ABSTRACT

The previous chapters have revealed the ways in which ‘heritage’ as a discourse is a part of the social processes of meaning making. Heritage is a process of remembering that helps to underpin identity and the ways in which individuals and groups make sense of their experiences in the present. In this process, physical objects, places or sites, collective or individual memories and acts – such as the Castleford Festival, passing on family stories to children, learning to visit and ‘read’ certain places or landscapes, etc. – and other forms of intangible experience, all become focal points, or cultural tools, for heritage practices concerned with defining, re/creating, negotiating, proclaiming and preserving identity.
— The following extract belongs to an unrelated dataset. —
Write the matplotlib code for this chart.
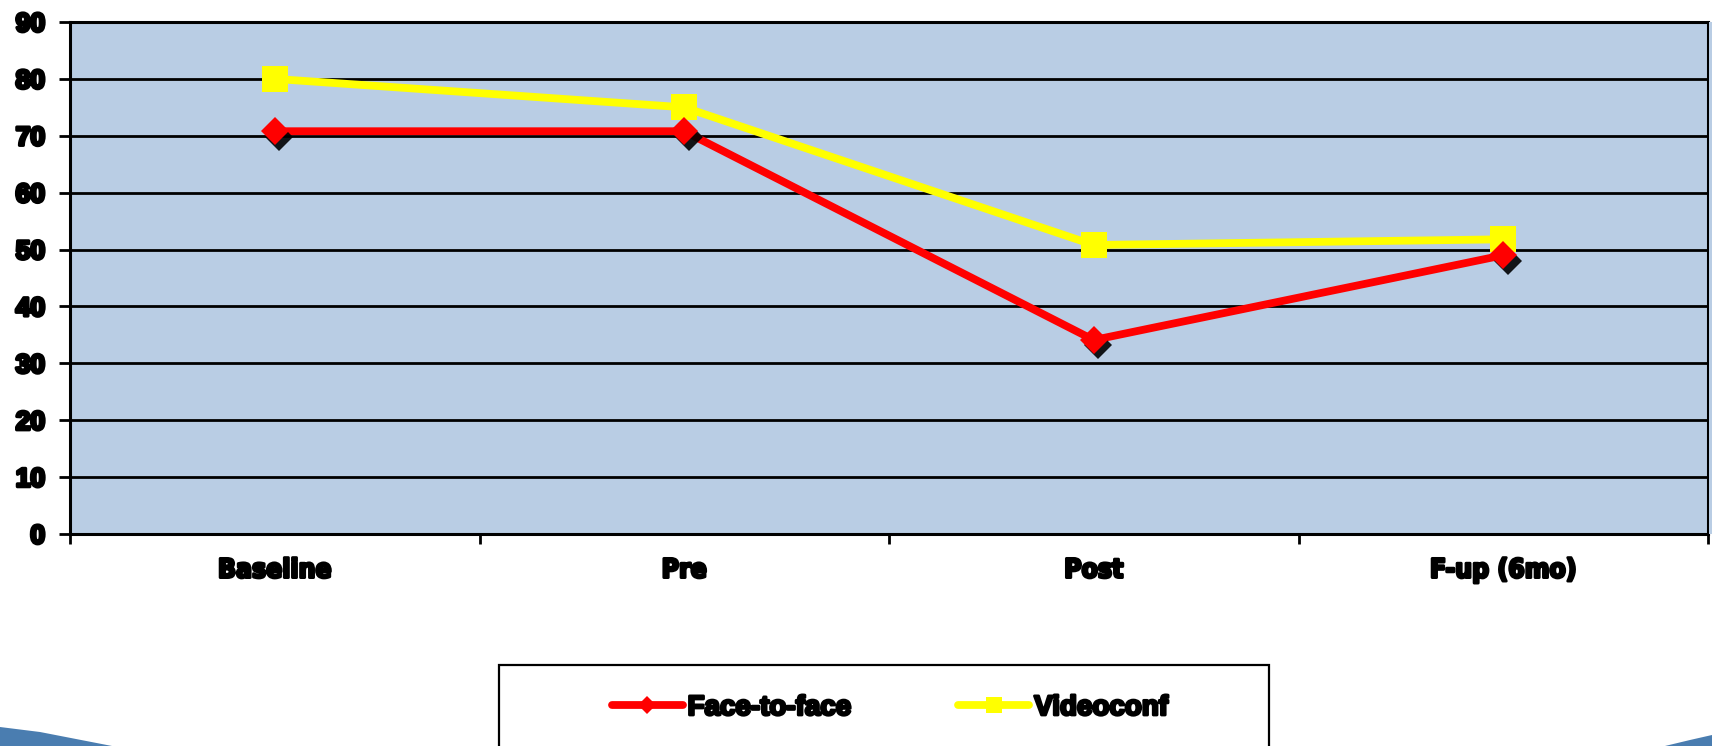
import matplotlib
matplotlib.use("Agg")
import matplotlib.pyplot as plt
import matplotlib.patheffects as pe
from matplotlib import font_manager
from matplotlib.lines import Line2D
from matplotlib.patches import Rectangle, Polygon
from matplotlib.transforms import offset_copy

# Data
categories = ["Baseline", "Pre", "Post", "F-up (6mo)"]
face_to_face = [70.8, 70.8, 34.1, 49.0]
videoconf = [80.0, 75.0, 50.8, 51.8]
y_ticks = [0, 10, 20, 30, 40, 50, 60, 70, 80, 90]

W, H = 1712, 746
fig = plt.figure(figsize=(W / 100, H / 100), dpi=100)
fig.patch.set_facecolor("white")

plt.rcParams["font.family"] = ["Liberation Sans", "DejaVu Sans"]
heavy = [pe.withStroke(linewidth=2.0, foreground="black")]
heavier = [pe.withStroke(linewidth=2.4, foreground="black")]


def narrow_bold_font():
    """Pick a condensed bold face if one is installed."""
    entries = font_manager.fontManager.ttflist
    for wanted in ("Liberation Sans Narrow", "DejaVu Sans"):
        for f in entries:
            w = f.weight if isinstance(f.weight, int) else 700 if "bold" in str(f.weight) else 400
            if f.name == wanted and w >= 700 and "condensed" in str(f.stretch):
                return font_manager.FontProperties(fname=f.fname)
    return font_manager.FontProperties(family="Liberation Sans", weight="bold")


narrow = narrow_bold_font()

ax_left, ax_right, ax_top, ax_bottom = 70, 1708, 22, 534
ax = fig.add_axes([ax_left / W, 1 - ax_bottom / H,
                   (ax_right - ax_left) / W, (ax_bottom - ax_top) / H])
ax.set_facecolor("#b9cde4")

x = [i + 0.5 for i in range(len(categories))]

# Lines and markers
ax.plot(x, face_to_face, color="#ff0000", lw=5.6, zorder=3,
        solid_capstyle="butt")
ax.plot(x, videoconf, color="#ffff00", lw=5.6, zorder=4,
        marker="s", markersize=18.5, markeredgewidth=0,
        solid_capstyle="butt")
# Drop shadow under the diamond markers
shadow_tr = offset_copy(ax.transData, fig=fig, x=3.2, y=-3.8, units="points")
ax.plot(x, face_to_face, linestyle="none", marker="D", markersize=14,
        color="black", markeredgewidth=0, transform=shadow_tr, zorder=5,
        alpha=0.9)
ax.plot(x, face_to_face, linestyle="none", marker="D", markersize=14,
        color="#ff0000", markeredgewidth=0, zorder=6)

ax.set_xlim(0, len(categories))
ax.set_ylim(0, 90)

# Grid
ax.set_yticks(y_ticks)
ax.yaxis.grid(True, color="black", lw=2.0)
ax.set_axisbelow(True)

# Ticks
ax.set_xticks(x)
ax.set_xticklabels(categories)
ax.set_xticks(range(len(categories) + 1), minor=True)
ax.tick_params(axis="x", which="major", length=0, pad=17)
ax.tick_params(axis="x", which="minor", length=7, width=2, direction="out",
               color="black")
ax.tick_params(axis="y", which="major", length=8, width=2, direction="out",
               pad=10, color="black")
for lab in ax.get_xticklabels():
    lab.set_fontproperties(narrow)
    lab.set_fontsize(19)
    lab.set_path_effects(heavy)
for lab in ax.get_yticklabels():
    lab.set_fontsize(19)
    lab.set_fontweight("bold")
    lab.set_path_effects(heavier)

for s in ax.spines.values():
    s.set_color("black")
    s.set_linewidth(2.2)

# Thin strip of plot colour to the right of the frame
fig.patches.append(Rectangle((1709 / W, 1 - ax_bottom / H), 3 / W,
                             (ax_bottom - ax_top) / H,
                             transform=fig.transFigure,
                             facecolor="#b9cde4", edgecolor="none"))

# Legend
handles = [
    Line2D([], [], color="#ff0000", lw=5.6, marker="D", markersize=9,
           markeredgewidth=0, solid_capstyle="round"),
    Line2D([], [], color="#ffff00", lw=5.6, marker="s", markersize=11,
           markeredgewidth=0, solid_capstyle="round"),
]
leg = fig.legend(handles, ["Face-to-face", "Videoconf"], ncol=2,
                 loc="center", bbox_to_anchor=(890 / W, 1 - 708 / H),
                 frameon=False, handlelength=2.55, handletextpad=0.18,
                 columnspacing=3.85, prop={"size": 20, "weight": "bold"})
for t in leg.get_texts():
    t.set_path_effects(heavy)

fig.patches.append(Rectangle((499 / W, -0.2), (1269 - 499) / W,
                             0.2 + 1 - 665 / H, transform=fig.transFigure,
                             facecolor="none", edgecolor="black", lw=1.6))

# Blue corner swooshes
fig.patches.append(Polygon([(0, 1 - 727 / H), (40 / W, 1 - 732 / H),
                            (112 / W, 0), (0, 0)],
                           transform=fig.transFigure, closed=True,
                           facecolor="#4a7db0", edgecolor="none"))
fig.patches.append(Polygon([(1665 / W, 0), (1690 / W, 1 - 740 / H),
                            (1, 1 - 735 / H), (1, 0)],
                           transform=fig.transFigure, closed=True,
                           facecolor="#4a7db0", edgecolor="none"))

fig.savefig("out.png", dpi=100)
The identity that is created may, depending on those defining the discourse, revolve around a sense of nation, class, gender, ethnicity, family or a range of other collective experiences . . . and some heritage discourses have more power and authority than others do. This simple observation, however, is important for understanding the consequences of the ability of various groups to have their discourse about heritage recognized within the authorized discourse. Heritage and the identities and understandings of both the past and the present it creates do not simply exist internally to the group or other collective that has created them – they do work, or have a consequence, in wider social, cultural, economic and political networks. They have a consequence for, and in, the day-to-day lives of individuals beyond the provision of a sense of self or collective identity.